BEGIN SUPPLIED MATERIAL

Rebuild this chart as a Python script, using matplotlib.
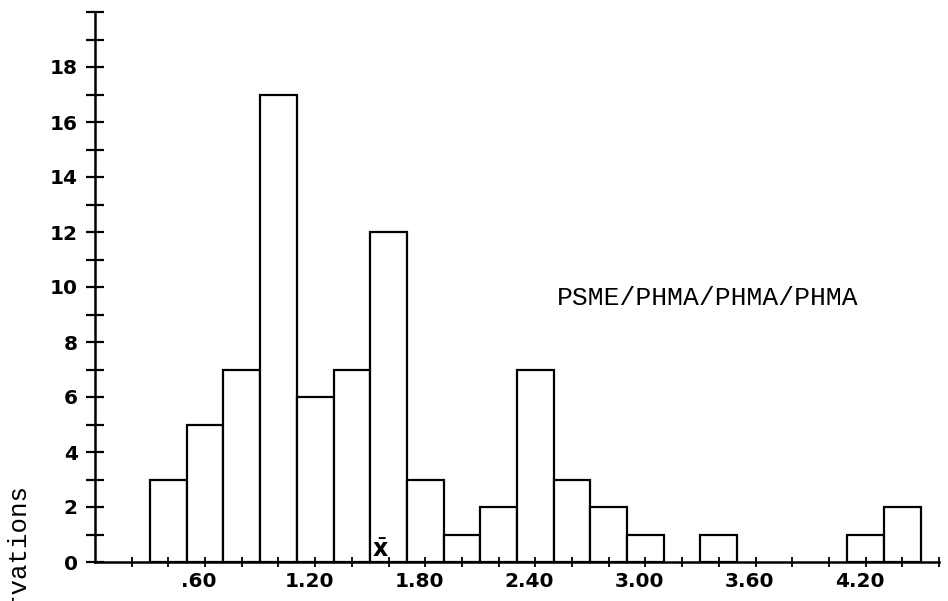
import matplotlib
matplotlib.use("Agg")
import matplotlib.pyplot as plt
import matplotlib.transforms as mtransforms
import numpy as np

# histogram bins (left edges) and counts
binLefts = [0.3, 0.5, 0.7, 0.9, 1.1, 1.3, 1.5, 1.7, 1.9, 2.1, 2.3,
            2.5, 2.7, 2.9, 3.1, 3.3, 3.5, 3.7, 3.9, 4.1, 4.3]
counts = [3, 5, 7, 17, 6, 7, 12, 3, 1, 2, 7,
          3, 2, 1, 0, 1, 0, 0, 0, 1, 2]
binWidth = 0.2
meanVal = 1.555
xLabelVals = [0.6, 1.2, 1.8, 2.4, 3.0, 3.6, 4.2]
xLabelText = ['.60', '1.20', '1.80', '2.40', '3.00', '3.60', '4.20']
yLabelVals = [0, 2, 4, 6, 8, 10, 12, 14, 16, 18]
title = 'PSME/PHMA/PHMA/PHMA'

fig = plt.figure(figsize=(9.48, 6.01), dpi=100)
ax = fig.add_axes([95/948, 39/601, 844/948, 550/601])

# only draw the non-empty bins
for left, c in zip(binLefts, counts):
    if c > 0:
        ax.bar(left, c, width=binWidth, align='edge', facecolor='white',
               edgecolor='black', linewidth=1.6)

ax.set_xlim(0, 4.6)
ax.set_ylim(0, 20)

for side in ['top', 'right']:
    ax.spines[side].set_visible(False)
for side in ['left', 'bottom']:
    ax.spines[side].set_linewidth(1.8)

ax.set_xticks(xLabelVals)
ax.set_xticklabels(xLabelText)
ax.set_xticks(np.arange(0.2, 4.61, 0.2), minor=True)
ax.set_yticks(yLabelVals)
ax.set_yticks(np.arange(1, 20.5, 1), minor=True)

ax.tick_params(axis='both', which='both', direction='inout', color='black')
ax.tick_params(axis='y', which='both', length=13, width=1.6)
ax.tick_params(axis='x', which='both', length=7, width=1.3)
ax.tick_params(axis='y', which='major', pad=6)
ax.tick_params(axis='x', which='major', pad=4)

for lbl in ax.get_xticklabels() + ax.get_yticklabels():
    lbl.set_fontfamily('DejaVu Sans')
    lbl.set_fontweight('bold')
    lbl.set_fontsize(14.5)

# labels in the scan sit a bit left of their ticks
shift = mtransforms.ScaledTranslation(-6/100, 0, fig.dpi_scale_trans)
for lbl in ax.get_xticklabels():
    lbl.set_transform(lbl.get_transform() + shift)

ax.text(2.52, 9.6, title, family='Liberation Mono', fontsize=19,
        ha='left', va='center')

# mean marker on the baseline
ax.text(meanVal, 0.0, r'$\bar{\mathbf{x}}$', fontsize=17, ha='center',
        va='bottom')

# axis title, mostly cut off by the page edge
fig.text(8/948, 1 - 486/601, 'Number of Observations', family='Liberation Mono',
         fontsize=18.5, rotation=90, ha='left', va='top')

fig.savefig('out.png', dpi=100)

END SUPPLIED MATERIAL

** REQUIREMENTS **
From the first line of the listing above, repeat every line through the one holding "import numpy as np". Both ends count, and pictures stay out.

** RESPONSE TO THIS TASK **
Rebuild this chart as a Python script, using matplotlib.
import matplotlib
matplotlib.use("Agg")
import matplotlib.pyplot as plt
import matplotlib.transforms as mtransforms
import numpy as np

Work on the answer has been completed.